Le créateur du World Wide Web revient sur son choix de rendre sa technologie gratuite et regrette aujourd’hui que son invention ait été détournée de son objectif initial.

En 1989, Tim Berners-Lee posait les bases du World Wide Web en inventant des standards comme HTTP ou les URL. Sa décision la plus marquante fut de rendre le code source libre d’accès, sans royalties, afin de permettre à chacun de contribuer à ce nouvel espace numérique. Plus de trente ans après, l’informaticien britannique revient sur ce choix dans une tribune publiée par The Guardian. Il explique qu’il ne pouvait pas imaginer demander aux internautes de payer pour chaque recherche ou chaque mise en ligne : « Pour que le web ait tout en lui, tout le monde devait pouvoir l’utiliser, et avoir envie de le faire. (…) Pour réussir, il devait donc être gratuit. » Aujourd’hui, Berners-Lee s’interroge toutefois : le Web est-il encore réellement libre ?
Le web pensé comme libre et universel à ses prémices
Dès les débuts, Berners-Lee a voulu bâtir un outil au service de tous. Il rappelle qu’en gardant la technologie sous contrôle exclusif, elle n’aurait jamais pu décoller. « On ne peut pas proposer quelque chose comme un espace universel et en même temps le garder sous contrôle », insiste-t-il. C’est au CERN, où il travaillait alors, que la décision de publier le code sans restriction a été prise.
Ce choix a permis au Web de s’imposer rapidement et de donner naissance à une multitude d’usages collaboratifs et créatifs. En 1994, Berners-Lee fonde le World Wide Web Consortium (W3C) au MIT pour continuer à encadrer son évolution tout en garantissant son ouverture. Son ambition était claire : offrir un espace partagé, libre de barrières économiques et accessible au plus grand nombre.
Mais l’idéal initial s’est heurté aux logiques commerciales.
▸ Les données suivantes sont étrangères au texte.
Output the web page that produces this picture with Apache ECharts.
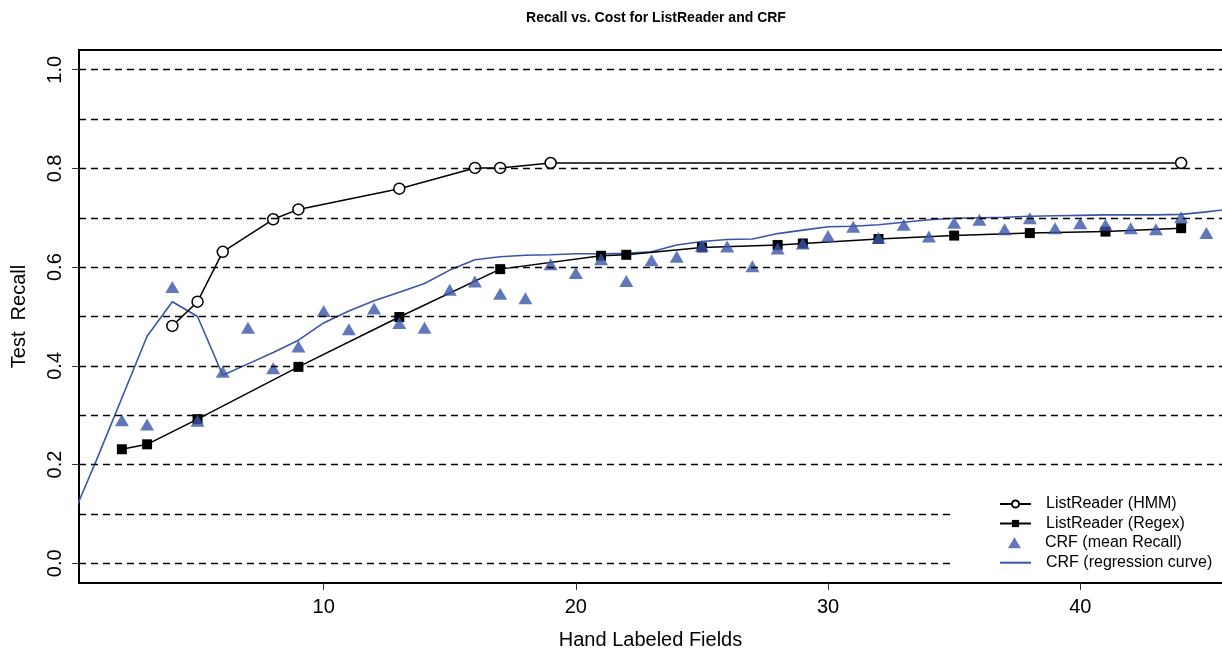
<!DOCTYPE html>
<html>
<head>
<meta charset="utf-8">
<script src="https://cdn.jsdelivr.net/npm/echarts@6/dist/echarts.min.js"></script>
<style>
html,body{margin:0;padding:0;background:#fff;}
#chart{width:1222px;height:656px;}
</style>
</head>
<body>
<div id="chart"></div>
<script>
// ---- data ----
const hmmX = [4, 5, 6, 8, 9, 13, 16, 17, 19, 44];
const hmmY = [0.481, 0.530, 0.631, 0.697, 0.717, 0.759, 0.801, 0.801, 0.811, 0.811];

const regexX = [2, 3, 5, 9, 13, 17, 21, 22, 25, 28, 29, 32, 35, 38, 41, 44];
const regexY = [0.231, 0.241, 0.292, 0.398, 0.499, 0.596, 0.623, 0.625, 0.640, 0.645, 0.648, 0.657, 0.664, 0.669, 0.672, 0.679];

const crfX = [2, 3, 4, 5, 6, 7, 8, 9, 10, 11, 12, 13, 14, 15, 16, 17, 18, 19, 20, 21, 22, 23,
  24, 25, 26, 27, 28, 29, 30, 31, 32, 33, 34, 35, 36, 37, 38, 39, 40, 41, 42, 43, 44, 45];
const crfY = [0.290, 0.281, 0.560, 0.289, 0.388, 0.477, 0.395, 0.439, 0.511, 0.474, 0.516, 0.487,
  0.477, 0.554, 0.571, 0.546, 0.537, 0.606, 0.588, 0.616, 0.572, 0.614, 0.621, 0.643, 0.642,
  0.602, 0.638, 0.648, 0.663, 0.682, 0.659, 0.686, 0.662, 0.690, 0.696, 0.677, 0.699, 0.679,
  0.689, 0.686, 0.679, 0.677, 0.701, 0.669];

const regX = [0, 1, 2, 3, 4, 5, 6, 7, 8, 9, 10, 11, 12, 13, 14, 15, 16, 17, 18, 19, 20, 21, 22, 23,
  24, 25, 26, 27, 28, 29, 30, 31, 32, 33, 34, 35, 36, 37, 38, 39, 40, 41, 42, 43, 44, 45, 46];
const regY = [0.090, 0.210, 0.335, 0.460, 0.530, 0.500, 0.381, 0.404, 0.427, 0.452, 0.487, 0.511,
  0.532, 0.549, 0.567, 0.594, 0.615, 0.621, 0.624, 0.625, 0.627, 0.627, 0.628, 0.631, 0.645,
  0.652, 0.656, 0.657, 0.668, 0.675, 0.682, 0.683, 0.686, 0.691, 0.696, 0.699, 0.700, 0.701,
  0.703, 0.704, 0.705, 0.706, 0.706, 0.706, 0.707, 0.712, 0.718];

const xTicks = [10, 20, 30, 40];
const yTicks = [0.0, 0.2, 0.4, 0.6, 0.8, 1.0];
const yGridLines = [0.0, 0.1, 0.2, 0.3, 0.4, 0.5, 0.6, 0.7, 0.8, 0.9, 1.0];

const names = ['ListReader (HMM)', 'ListReader (Regex)', 'CRF (mean Recall)', 'CRF (regression curve)'];

function pairs(xs, ys) { return xs.map((x, i) => [x, ys[i]]); }

const BLUE = '#3A55A8';
const FONT = '"Liberation Sans", Arial, sans-serif';
const legendText = {fontFamily: FONT, fontSize: 16, color: '#000', lineHeight: 16};
const X_MIN = 0.3, X_MAX = 45.62;
const frameLine = {show: true, onZero: false, lineStyle: {color: '#000', width: 2}};

const chart = echarts.init(document.getElementById('chart'), null, {renderer: 'canvas'});
chart.setOption({
  animation: false,
  backgroundColor: '#fff',
  title: {
    text: 'Recall vs. Cost for ListReader and CRF',
    left: 651,
    textAlign: 'center',
    top: 6,
    textStyle: {fontFamily: FONT, fontSize: 14, fontWeight: 'bold', color: '#000'}
  },
  grid: {left: 79, right: 0, top: 50, bottom: 73, show: false},
  legend: [
    {
      data: [names[0], names[1]],
      orient: 'vertical',
      left: 950,
      top: 486,
      padding: [10, 90, 50, 49],
      backgroundColor: '#fff',
      itemWidth: 31,
      itemHeight: 9,
      itemGap: 3.5,
      z: 20,
      textStyle: Object.assign({padding: [0, 0, 0, 10]}, legendText)
    },
    {
      data: [names[2]],
      orient: 'vertical',
      left: 1008,
      top: 534.7,
      padding: 0,
      itemWidth: 13,
      itemHeight: 11,
      z: 21,
      textStyle: Object.assign({padding: [0, 0, 0, 19]}, legendText)
    },
    {
      data: [{name: names[3], itemStyle: {color: 'rgba(0,0,0,0)', borderWidth: 0}}],
      orient: 'vertical',
      left: 999,
      top: 554.7,
      padding: 0,
      itemWidth: 31,
      itemHeight: 9,
      z: 21,
      textStyle: Object.assign({padding: [0, 0, 0, 10]}, legendText)
    }
  ],
  xAxis: [
    {
      type: 'value',
      position: 'bottom',
      min: X_MIN,
      max: X_MAX,
      name: 'Hand Labeled Fields',
      nameLocation: 'middle',
      nameGap: 47,
      nameTextStyle: {fontFamily: FONT, fontSize: 20, color: '#000', verticalAlign: 'top'},
      axisLine: frameLine,
      axisTick: {show: true, inside: false, length: 7, lineStyle: {color: '#333', width: 1}, customValues: xTicks},
      axisLabel: {show: true, fontFamily: FONT, fontSize: 20, color: '#000', margin: 14, customValues: xTicks},
      splitLine: {show: false}
    },
    {
      type: 'value',
      position: 'top',
      min: X_MIN,
      max: X_MAX,
      axisLine: frameLine,
      axisTick: {show: false},
      axisLabel: {show: false},
      splitLine: {show: false}
    }
  ],
  yAxis: {
    type: 'value',
    min: -0.04,
    max: 1.04,
    name: 'Test  Recall',
    nameLocation: 'middle',
    nameRotate: 90,
    nameGap: 50,
    nameTextStyle: {fontFamily: FONT, fontSize: 20, color: '#000'},
    axisLine: frameLine,
    axisTick: {show: true, inside: false, length: 7, lineStyle: {color: '#333', width: 1}, customValues: yTicks},
    axisLabel: {
      show: true, rotate: 90, fontFamily: FONT, fontSize: 20, color: '#000', margin: 14,
      customValues: yTicks,
      formatter: v => v.toFixed(1)
    },
    splitLine: {show: false}
  },
  series: [
    {
      name: names[3],
      type: 'line',
      data: pairs(regX, regY),
      symbol: 'none',
      lineStyle: {color: BLUE, width: 1.6},
      itemStyle: {color: BLUE},
      z: 2,
      clip: true,
      markLine: {
        silent: true,
        symbol: 'none',
        label: {show: false},
        lineStyle: {color: '#000', type: [7, 5], width: 1.4},
        data: yGridLines.map(v => ({yAxis: v}))
      }
    },
    {
      name: names[1],
      type: 'line',
      data: pairs(regexX, regexY),
      symbol: 'rect',
      symbolSize: 10,
      lineStyle: {color: '#000', width: 1.5},
      itemStyle: {color: '#000'},
      z: 3
    },
    {
      name: names[0],
      type: 'line',
      data: pairs(hmmX, hmmY),
      symbol: 'circle',
      symbolSize: 11,
      lineStyle: {color: '#000', width: 1.5},
      itemStyle: {color: '#fff', borderColor: '#000', borderWidth: 1.5},
      z: 3
    },
    {
      name: names[2],
      type: 'scatter',
      data: pairs(crfX, crfY),
      symbol: 'triangle',
      symbolSize: [14, 12],
      itemStyle: {color: BLUE},
      z: 4
    }
  ]
});
</script>
</body>
</html>
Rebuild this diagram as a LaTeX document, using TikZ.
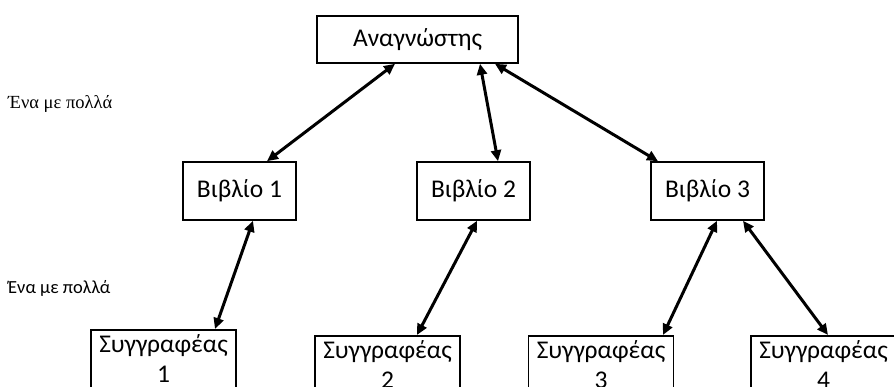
\documentclass[tikz,border=0pt]{standalone}
\usepackage{fontspec}
\setmainfont{Carlito}
\newfontfamily\serifgr{Liberation Serif}
\usetikzlibrary{arrows.meta}
\begin{document}
\begin{tikzpicture}[x=1pt,y=-1pt,
  box/.style={draw, line width=1.6pt, fill=white, inner sep=0pt, font=\fontsize{25.5}{30}\selectfont},
  bookbox/.style={box, minimum width=113pt, minimum height=58pt},
  authbox/.style={box, anchor=north, minimum width=145pt, text width=145pt, align=center, inner ysep=5pt},
  link/.style={line width=3pt, {Triangle[length=11pt,width=10pt]}-{Triangle[length=11pt,width=10pt]}},
  note/.style={anchor=west, inner sep=0pt}]
\useasboundingbox (0,0) rectangle (894,387);
\clip (0,0) rectangle (894,387);

% top level
\node[box, minimum width=201pt, minimum height=47pt] (reader) at (417.5,39.5) {Αναγνώστης};

% books
\node[bookbox] (b1) at (239.5,191) {Βιβλίο 1};
\node[bookbox] (b2) at (473.5,191) {Βιβλίο 2};
\node[bookbox] (b3) at (707.5,191) {Βιβλίο 3};

% authors (boxes run past the lower edge)
\node[authbox] (a1) at (163.5,329) {Συγγραφέας\\1};
\node[authbox] (a2) at (387.5,335) {Συγγραφέας\\2};
\node[authbox] (a3) at (601,335) {Συγγραφέας\\3};
\node[authbox] (a4) at (823.5,335) {Συγγραφέας\\4};

% side notes
\node[note, font=\serifgr\fontsize{18.5}{20}\selectfont] (n1) at (8,104) {Ένα με πολλά};
\node[note, font=\fontsize{18.5}{20}\selectfont] (n2) at (8,288) {Ένα με πολλά};

% reader -- books
\draw[link] ([xshift=-22.5pt]reader.south) -- ([xshift=27.5pt]b1.north);
\draw[link] ([xshift=62.5pt]reader.south) -- ([xshift=24.5pt]b2.north);
\draw[link] ([xshift=77.5pt]reader.south) -- ([xshift=-49.5pt]b3.north);

% books -- authors
\draw[link] ([xshift=13.5pt]b1.south) -- ([xshift=51.5pt]a1.north);
\draw[link] ([xshift=3.5pt]b2.south) -- ([xshift=29.5pt]a2.north);
\draw[link] ([xshift=9.5pt]b3.south) -- ([xshift=62pt]a3.north);
\draw[link] ([xshift=35.5pt]b3.south) -- ([xshift=4.5pt]a4.north);
\end{tikzpicture}
\end{document}
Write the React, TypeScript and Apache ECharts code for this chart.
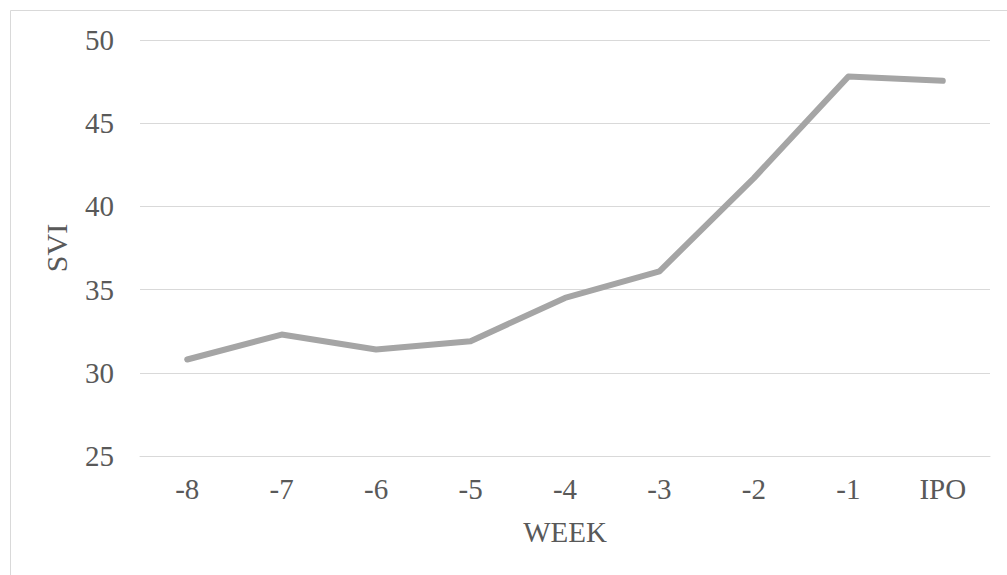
import React, { useEffect, useRef } from "react";
import * as echarts from "echarts";

const categories = ["-8", "-7", "-6", "-5", "-4", "-3", "-2", "-1", "IPO"];
const sviValues = [30.8, 32.3, 31.4, 31.9, 34.5, 36.1, 41.7, 47.8, 47.55];
const yMin = 25;
const yMax = 50;
const yInterval = 5;

const FONT = "'Liberation Serif', 'Times New Roman', serif";
const TEXT = "#595959";

export default function App() {
  const ref = useRef<HTMLDivElement>(null);
  useEffect(() => {
    if (!ref.current) return;
    const chart = echarts.init(ref.current, undefined, { renderer: "svg" });
    chart.setOption({
      animation: false,
      backgroundColor: "#ffffff",
      graphic: [
        {
          type: "rect",
          shape: { x: 10.5, y: 10.5, width: 1010, height: 600 },
          style: { fill: "none", stroke: "#d9d9d9", lineWidth: 1 },
          silent: true,
        },
      ],
      grid: { left: 140, right: 17, top: 40, bottom: 119 },
      xAxis: {
        type: "category",
        data: categories,
        boundaryGap: true,
        axisLine: { show: true, lineStyle: { color: "#d9d9d9", width: 1 } },
        axisTick: { show: false },
        axisLabel: { color: TEXT, fontSize: 29, fontFamily: FONT, margin: 18 },
        name: "WEEK",
        nameLocation: "middle",
        nameGap: 61,
        nameTextStyle: { color: TEXT, fontSize: 29, fontFamily: FONT },
      },
      yAxis: {
        type: "value",
        min: yMin,
        max: yMax,
        interval: yInterval,
        axisLine: { show: false },
        axisTick: { show: false },
        splitLine: { lineStyle: { color: "#d9d9d9", width: 1 } },
        axisLabel: { color: TEXT, fontSize: 29, fontFamily: FONT, margin: 26 },
        name: "SVI",
        nameLocation: "middle",
        nameGap: 69,
        nameTextStyle: { color: TEXT, fontSize: 30, fontFamily: FONT },
      },
      series: [
        {
          type: "line",
          data: sviValues,
          showSymbol: false,
          symbol: "none",
          lineStyle: { color: "#a5a5a5", width: 6, cap: "round", join: "round" },
        },
      ],
    });
    return () => chart.dispose();
  }, []);
  return (
    <div
      ref={ref}
      style={{ position: "fixed", left: 0, top: 0, width: 1007, height: 575, background: "#fff" }}
    />
  );
}
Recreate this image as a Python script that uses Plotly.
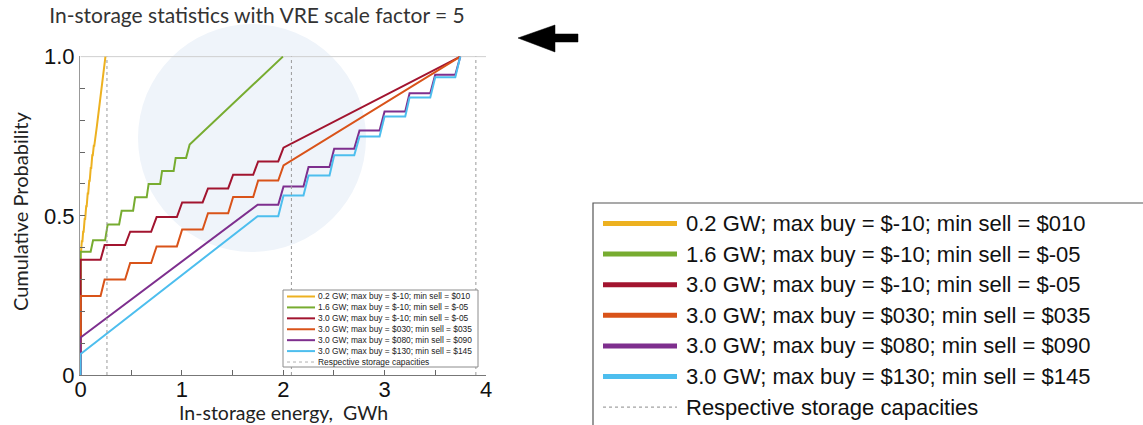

Les géants du numérique ont progressivement bâti des écosystèmes fermés, transformant une technologie universelle en plateformes privées dominées par la recherche de profit et l’exploitation des données personnelles.
« Nous avons pris le mauvais chemin »
Dans sa tribune, Tim Berners-Lee exprime ses regrets face à l’évolution du Web. « Aujourd’hui, je regarde mon invention et je suis obligé de demander : le web est-il encore libre aujourd’hui ? Non, pas entièrement », écrit-il. Il critique notamment l’essor des grandes plateformes qui exploitent les données des utilisateurs pour les revendre à des tiers ou les céder à des gouvernements.
« Échanger des données personnelles contre un service ne correspond certainement pas à ma vision d’un web libre », ajoute-t-il, en soulignant que l’internaute n’est plus un client mais « devenu le produit » comme le veut le célèbre adage. Il déplore aussi le rôle joué par les algorithmes des réseaux sociaux, accusés de causer des dommages psychologiques, particulièrement chez les plus jeunes.
Pour lui, quelque chose s’est brisé entre l’internet originel et sa renaissance à l’ère des plateformes sociales. « Quelque part entre la première version du web et sa réincarnation dans l’âge des réseaux sociaux, nous avons pris le mauvais chemin », affirme Berners-Lee. Un constat amer, qui souligne le décalage entre l’idéal d’un espace collaboratif mondial et la réalité d’un web désormais largement dominé par la collecte de données et la logique publicitaire.